Sometimes exploring our previous systems and just developing an awareness of what previous problem our current situation was a solution for or whose values our current stuckness is a loyalty to, can be enough to start to enable movement.
It is for this reason that Systemic Coaching whether in an organisational setting or personal one is termed Radically Inclusive. We welcome and embrace all of what makes us who we are and the world in which we exist into the coaching space. We know that in many situations the perceptions that people bring to coaching or the stories that we all tell ourselves are part truth and part perception. By walking together in confidence and with support, reflection and challenge we can surface another layer of truth than we are able to access on our own.
It is with this additional truth, energy and resource that people can then develop their congruent intention and personal and systemic authority in a situation.
When we see and acknowledge the roots of our stuckness we start to feel better, calmer, less frustrated, more in touch with who we are and more able to see situations from a position of increased clarity which impacts the quality of our decisions and our lives, which of course has a knock on impact for the quality of our teams and organisations.
Outside-In
As much as our pasts and relationships have shaped us, so the pasts and relationships of the organisations that we are part of have shaped them too. In the same way that our early groups shaped us, so did the founding energy of our organisations shape them. They are all products of the people who formed them and the partners and customers they worked with and served.
When working with people in organisational settings in this way, we walk together in exploring their inner personal systems and also their outer organisational systems.

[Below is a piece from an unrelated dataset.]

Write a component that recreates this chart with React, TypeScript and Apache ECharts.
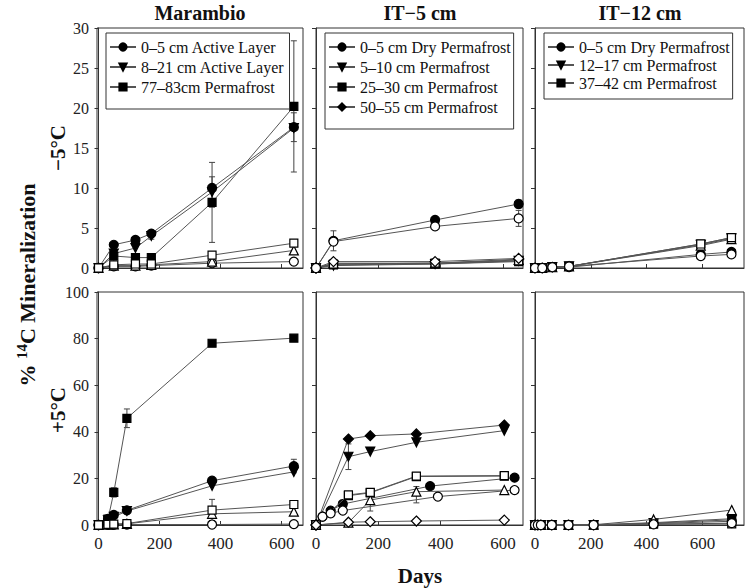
import React, { useEffect, useRef } from "react";
import * as echarts from "echarts";

// ---------- data ----------
// Marambio, -5 C
const marColdDays = [0, 50, 121, 173, 372, 640];
const marCold05 = [0, 2.9, 3.5, 4.3, 10.0, 17.6];
const marCold821 = [0, 1.8, 2.5, 4.0, 9.5, 17.5];
const marCold7783 = [0, 1.5, 1.3, 1.3, 8.2, 20.2];
const marCold05Open = [0, 0.2, 0.2, 0.3, 0.6, 0.8];
const marCold821Open = [0, 0.3, 0.3, 0.4, 0.8, 2.2];
const marCold7783Open = [0, 0.4, 0.5, 0.5, 1.6, 3.1];
const marColdErr = [[173, 4.0, 0.4], [372, 9.5, 1.9], [372, 8.2, 5.0], [640, 17.6, 1.8], [640, 20.2, 8.2]];

// Marambio, +5 C
const marWarmDays = [0, 31, 50, 93, 372, 640];
const marWarm05 = [0, 2.6, 4.3, 6.3, 19.0, 25.3];
const marWarm821 = [0, 2.0, 3.5, 6.0, 16.8, 22.8];
const marWarm7783 = [0, 2.5, 14.0, 45.8, 78.0, 80.2];
const marWarm05Open = [0, 0.1, 0.1, 0.2, 0.2, 0.4];
const marWarm821Open = [0, 0.2, 0.3, 0.5, 4.8, 5.7];
const marWarm7783Open = [0, 0.3, 0.4, 0.6, 6.4, 8.8];
const marWarmErr = [[50, 14.0, 2.0], [93, 45.8, 4.0], [372, 6.4, 4.6], [640, 25.3, 2.9]];

// IT-5 cm, -5 C
const it5ColdDays = [0, 56, 382, 650];
const it5Cold05 = [0, 3.4, 6.0, 8.0];
const it5Cold510 = [0, 0.3, 0.5, 0.9];
const it5Cold2530 = [0, 0.4, 0.5, 0.8];
const it5Cold5055 = [0, 0.5, 0.6, 1.1];
const it5Cold05Open = [0, 3.3, 5.2, 6.2];
const it5Cold510Open = [0, 0.6, 0.6, 1.0];
const it5Cold2530Open = [0, 0.5, 0.6, 0.9];
const it5Cold5055Open = [0, 0.8, 0.8, 1.2];
const it5ColdErr = [[56, 3.4, 1.25], [382, 6.0, 0.4], [650, 8.0, 0.5], [650, 6.2, 1.0]];

// IT-5 cm, +5 C
const it5WarmDays = [0, 104, 174, 322, 604];
const it5WarmCircleDays = [0, 21, 47, 86, 366, 637];
const it5WarmOpenCircleDays = [0, 21, 47, 86, 391, 637];
const it5Warm05 = [0, 3.6, 6.2, 9.0, 16.7, 20.3];
const it5Warm05Open = [0, 3.6, 5.0, 6.2, 12.2, 15.0];
const it5Warm510 = [0, 29.3, 31.5, 35.5, 40.5];
const it5Warm2530 = [0, 12.6, 13.8, 20.8, 21.0];
const it5Warm5055 = [0, 36.9, 38.3, 39.1, 42.9];
const it5Warm510Open = [0, 1.0, 10.7, 14.3, 15.0];
const it5Warm2530Open = [0, 12.9, 14.0, 21.0, 21.2];
const it5Warm5055Open = [0, 1.2, 1.4, 1.7, 2.1];
const it5WarmErr = [[104, 29.3, 5.5], [174, 8.0, 2.0], [322, 13.0, 3.5]];

// IT-12 cm, -5 C
const it12ColdDays = [0, 26, 62, 122, 594, 704];
const it12Cold05 = [0, 0, 0.1, 0.1, 1.7, 2.0];
const it12Cold1217 = [0, 0, 0.1, 0.2, 2.9, 3.7];
const it12Cold3742 = [0, 0, 0.1, 0.2, 3.0, 3.8];
const it12Cold05Open = [0, 0, 0.1, 0.2, 1.5, 1.7];
const it12Cold1217Open = [0, 0, 0.1, 0.2, 2.8, 3.6];
const it12Cold3742Open = [0, 0, 0.1, 0.2, 3.0, 3.8];

// IT-12 cm, +5 C
const it12WarmDays = [0, 10, 21, 60, 120, 210, 425, 705];
const it12Warm05 = [0, 0, 0, 0, 0, 0, 0.6, 1.6];
const it12Warm1217 = [0, 0, 0, 0, 0, 0, 0.8, 2.2];
const it12Warm3742 = [0, 0, 0, 0, 0, 0.1, 1.0, 2.7];
const it12Warm05Open = [0, 0, 0, 0, 0, 0, 0.3, 0.8];
const it12Warm1217Open = [0, 0, 0, 0, 0, 0.1, 2.4, 6.4];
const it12Warm3742Open = [0, 0, 0, 0, 0, 0, 0.4, 0.5];

const panelTitles = ["Marambio", "IT\u22125 cm", "IT\u221212 cm"];
const xTickValues = [0, 200, 400, 600];
const legendMarambio = ["0\u20135 cm Active Layer", "8\u201321 cm Active Layer", "77\u201383cm Permafrost"];
const legendIT5 = ["0\u20135 cm Dry Permafrost", "5\u201310 cm Permafrost", "25\u201330 cm Permafrost", "50\u201355 cm Permafrost"];
const legendIT12 = ["0\u20135 cm Dry Permafrost", "12\u201317 cm Permafrost", "37\u201342 cm Permafrost"];

// ---------- helpers ----------
const SERIF = '"Liberation Serif", "Times New Roman", serif';
const SYM: Record<string, { symbol: string; size: number; rotate: number }> = {
  circle: { symbol: "circle", size: 9, rotate: 0 },
  down: { symbol: "triangle", size: 9, rotate: 180 },
  up: { symbol: "triangle", size: 9, rotate: 0 },
  square: { symbol: "rect", size: 8, rotate: 0 },
  diamond: { symbol: "diamond", size: 10, rotate: 0 },
};

function line(name: string, idx: number, xs: number[], ys: number[], kind: string, filled: boolean) {
  const s = SYM[kind];
  return {
    type: "line",
    name,
    xAxisIndex: idx,
    yAxisIndex: idx,
    data: xs.map((x, i) => [x, ys[i]]),
    symbol: s.symbol,
    symbolSize: s.size,
    symbolRotate: s.rotate,
    showSymbol: true,
    clip: false,
    lineStyle: { color: "#555", width: 1 },
    itemStyle: { color: filled ? "#000" : "#fff", borderColor: "#000", borderWidth: 1.2 },
    emphasis: { disabled: true },
    z: filled ? 3 : 4,
  };
}

function errBars(idx: number, data: number[][]) {
  return {
    type: "custom",
    xAxisIndex: idx,
    yAxisIndex: idx,
    data,
    silent: true,
    z: 2,
    encode: { x: 0, y: 1 },
    renderItem: (_p: any, api: any) => {
      const x = api.value(0);
      const y = api.value(1);
      const e = api.value(2);
      const t = api.coord([x, y + e]);
      const b = api.coord([x, Math.max(0, y - e)]);
      const w = 3;
      const st = { stroke: "#444", lineWidth: 1 };
      return {
        type: "group",
        children: [
          { type: "line", shape: { x1: t[0], y1: t[1], x2: b[0], y2: b[1] }, style: st },
          { type: "line", shape: { x1: t[0] - w, y1: t[1], x2: t[0] + w, y2: t[1] }, style: st },
          { type: "line", shape: { x1: b[0] - w, y1: b[1], x2: b[0] + w, y2: b[1] }, style: st },
        ],
      };
    },
  };
}

const cols = [
  { left: 97, width: 206, min: -5, max: 670, cx: 200 },
  { left: 316, width: 207, min: 0, max: 664, cx: 420 },
  { left: 535, width: 209, min: 0, max: 749, cx: 640 },
];
const rows = [
  { top: 28, height: 240, max: 30, interval: 5 },
  { top: 292, height: 233, max: 100, interval: 20 },
];

function buildOption() {
  const grids: any[] = [];
  const xAxes: any[] = [];
  const yAxes: any[] = [];
  rows.forEach((r, ri) => {
    cols.forEach((c, ci) => {
      const gi = grids.length;
      grids.push({
        left: c.left,
        top: r.top,
        width: c.width,
        height: r.height,
        show: true,
        borderColor: "#333",
        borderWidth: 1,
        backgroundColor: "transparent",
      });
      xAxes.push({
        type: "value",
        gridIndex: gi,
        min: c.min,
        max: c.max,
        axisLine: { show: true, lineStyle: { color: "#333" } },
        splitLine: { show: false },
        axisTick: { show: true, inside: true, length: 4, customValues: [200, 400, 600], lineStyle: { color: "#333" } },
        axisLabel: {
          show: ri === 1,
          customValues: xTickValues,
          fontFamily: SERIF,
          fontSize: 17,
          color: "#222",
          margin: 10,
        },
      });
      yAxes.push({
        type: "value",
        gridIndex: gi,
        min: 0,
        max: r.max,
        interval: r.interval,
        axisLine: { show: true, lineStyle: { color: "#333" } },
        splitLine: { show: false },
        axisTick: { show: true, inside: false, length: 4, lineStyle: { color: "#333" } },
        axisLabel: { show: ci === 0, fontFamily: SERIF, fontSize: 16, color: "#222", margin: 8 },
      });
    });
  });

  const series: any[] = [
    // Marambio -5
    errBars(0, marColdErr),
    line(legendMarambio[0], 0, marColdDays, marCold05, "circle", true),
    line(legendMarambio[1], 0, marColdDays, marCold821, "down", true),
    line(legendMarambio[2], 0, marColdDays, marCold7783, "square", true),
    line("mc05o", 0, marColdDays, marCold05Open, "circle", false),
    line("mc821o", 0, marColdDays, marCold821Open, "up", false),
    line("mc7783o", 0, marColdDays, marCold7783Open, "square", false),
    // IT-5 -5
    errBars(1, it5ColdErr),
    line(legendIT5[0], 1, it5ColdDays, it5Cold05, "circle", true),
    line(legendIT5[1], 1, it5ColdDays, it5Cold510, "down", true),
    line(legendIT5[2], 1, it5ColdDays, it5Cold2530, "square", true),
    line(legendIT5[3], 1, it5ColdDays, it5Cold5055, "diamond", true),
    line("i5c510o", 1, it5ColdDays, it5Cold510Open, "up", false),
    line("i5c2530o", 1, it5ColdDays, it5Cold2530Open, "square", false),
    line("i5c5055o", 1, it5ColdDays, it5Cold5055Open, "diamond", false),
    line("i5c05o", 1, it5ColdDays, it5Cold05Open, "circle", false),
    // IT-12 -5
    line(legendIT12[0], 2, it12ColdDays, it12Cold05, "circle", true),
    line(legendIT12[1], 2, it12ColdDays, it12Cold1217, "down", true),
    line(legendIT12[2], 2, it12ColdDays, it12Cold3742, "square", true),
    line("i12c1217o", 2, it12ColdDays, it12Cold1217Open, "up", false),
    line("i12c3742o", 2, it12ColdDays, it12Cold3742Open, "square", false),
    line("i12c05o", 2, it12ColdDays, it12Cold05Open, "circle", false),
    // Marambio +5
    errBars(3, marWarmErr),
    line("mw05", 3, marWarmDays, marWarm05, "circle", true),
    line("mw821", 3, marWarmDays, marWarm821, "down", true),
    line("mw7783", 3, marWarmDays, marWarm7783, "square", true),
    line("mw05o", 3, marWarmDays, marWarm05Open, "circle", false),
    line("mw821o", 3, marWarmDays, marWarm821Open, "up", false),
    line("mw7783o", 3, marWarmDays, marWarm7783Open, "square", false),
    // IT-5 +5
    errBars(4, it5WarmErr),
    line("i5w05", 4, it5WarmCircleDays, it5Warm05, "circle", true),
    line("i5w510", 4, it5WarmDays, it5Warm510, "down", true),
    line("i5w2530", 4, it5WarmDays, it5Warm2530, "square", true),
    line("i5w5055", 4, it5WarmDays, it5Warm5055, "diamond", true),
    line("i5w05o", 4, it5WarmOpenCircleDays, it5Warm05Open, "circle", false),
    line("i5w510o", 4, it5WarmDays, it5Warm510Open, "up", false),
    line("i5w2530o", 4, it5WarmDays, it5Warm2530Open, "square", false),
    line("i5w5055o", 4, it5WarmDays, it5Warm5055Open, "diamond", false),
    // IT-12 +5
    line("i12w05", 5, it12WarmDays, it12Warm05, "circle", true),
    line("i12w1217", 5, it12WarmDays, it12Warm1217, "down", true),
    line("i12w3742", 5, it12WarmDays, it12Warm3742, "square", true),
    line("i12w1217o", 5, it12WarmDays, it12Warm1217Open, "up", false),
    line("i12w3742o", 5, it12WarmDays, it12Warm3742Open, "square", false),
    line("i12w05o", 5, it12WarmDays, it12Warm05Open, "circle", false),
  ];

  const legendBase = {
    orient: "vertical",
    itemWidth: 26,
    itemHeight: 9,
    borderColor: "#333",
    borderWidth: 1,
    selectedMode: false,
    textStyle: { fontFamily: SERIF, fontSize: 16, color: "#111" },
  };
  const legends = [
    { ...legendBase, data: legendMarambio, left: 106, top: 33, itemGap: 4, padding: [6, 5, 14, 3] },
    { ...legendBase, data: legendIT5, left: 325, top: 33, itemGap: 4, padding: [6, 3, 14, 3] },
    { ...legendBase, data: legendIT12, left: 544, top: 33, itemGap: 2, padding: [6, 3, 8, 3] },
  ];

  const titleFont = `bold 20px ${SERIF}`;
  const graphic: any[] = [
    ...panelTitles.map((t, i) => ({
      type: "text",
      x: cols[i].cx,
      y: 13,
      style: { text: t, font: titleFont, fill: "#111", align: "center", verticalAlign: "middle" },
    })),
    {
      type: "text",
      x: 420,
      y: 576,
      style: { text: "Days", font: `bold 21px ${SERIF}`, fill: "#111", align: "center", verticalAlign: "middle" },
    },
    {
      type: "text",
      x: 58,
      y: 148,
      rotation: Math.PI / 2,
      style: { text: "\u22125\u00b0C", font: `bold 21px ${SERIF}`, fill: "#111", align: "center", verticalAlign: "middle" },
    },
    {
      type: "text",
      x: 58,
      y: 410,
      rotation: Math.PI / 2,
      style: { text: "+5\u00b0C", font: `bold 21px ${SERIF}`, fill: "#111", align: "center", verticalAlign: "middle" },
    },
    {
      type: "text",
      x: 27,
      y: 285,
      rotation: Math.PI / 2,
      style: {
        text: "{a|% }{s|14}{a|C Mineralization}",
        align: "center",
        verticalAlign: "middle",
        rich: {
          a: { font: `bold 22px ${SERIF}`, fill: "#111", lineHeight: 26 },
          s: { font: `bold 15px ${SERIF}`, fill: "#111", lineHeight: 26, padding: [0, 0, 10, 0] },
        },
      },
    },
  ];

  return {
    animation: false,
    backgroundColor: "#fff",
    grid: grids,
    xAxis: xAxes,
    yAxis: yAxes,
    legend: legends,
    series,
    graphic,
  };
}

export default function App() {
  const ref = useRef<HTMLDivElement>(null);
  useEffect(() => {
    if (!ref.current) return;
    const chart = echarts.init(ref.current, undefined, { renderer: "svg" });
    chart.setOption(buildOption() as any);
    return () => chart.dispose();
  }, []);
  return (
    <div
      ref={ref}
      style={{ position: "absolute", left: 0, top: 0, width: 747, height: 588, background: "#fff" }}
    />
  );
}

In organisations this tends to mean that we develop a respect for the natural systemic hierarchy of time and who came first and the energy and founding principles that brought it into being. We work to understand systemic loyalties to previous ways of working or previous leaders. We explore what needs to be given a place to bring flow back into the system and we explore the balance of exchange to see who gives or receives too much.
In doing this work we surface who cares, who is ignored and explore the causes of this and its relationship to our stuckness whether on a personal, team or organisational level.
Back-to-the-future
By treating the past customers and employees and previous loyalties with respect and consideration, this enables us to make emotional space for our transitions and the futures and the future systems and people that we wish to work in service of. These can then find their appropriate place and meaning in the context of the organisation relative to the past.
In developing this awareness of external systems that have shaped our organisations and the future systems that we wish to work in service of, as well as the personal systems that we carry with us and our personal future reality that we wish to create we are developing a congruent inside-out and outside-in systemic perspective and awareness of our reality.
“It is not that something different is seen, but that one sees differently” – Carl Jung
It is from this place of systemic awareness that we can look on each other with greater understanding and empathy and create conscious experiments and models to develop clarity and momentum in addressing our challenges.
Pulling this together for organisations, this means that we develop future-facing but respectful and conscious systemic perspectives in our leaders. We work to deepen understanding of cross-organisational or departmental dynamics and we work in service of creating a customer-aware, conscious future and developing flow back in the systems of work and life within the organisation.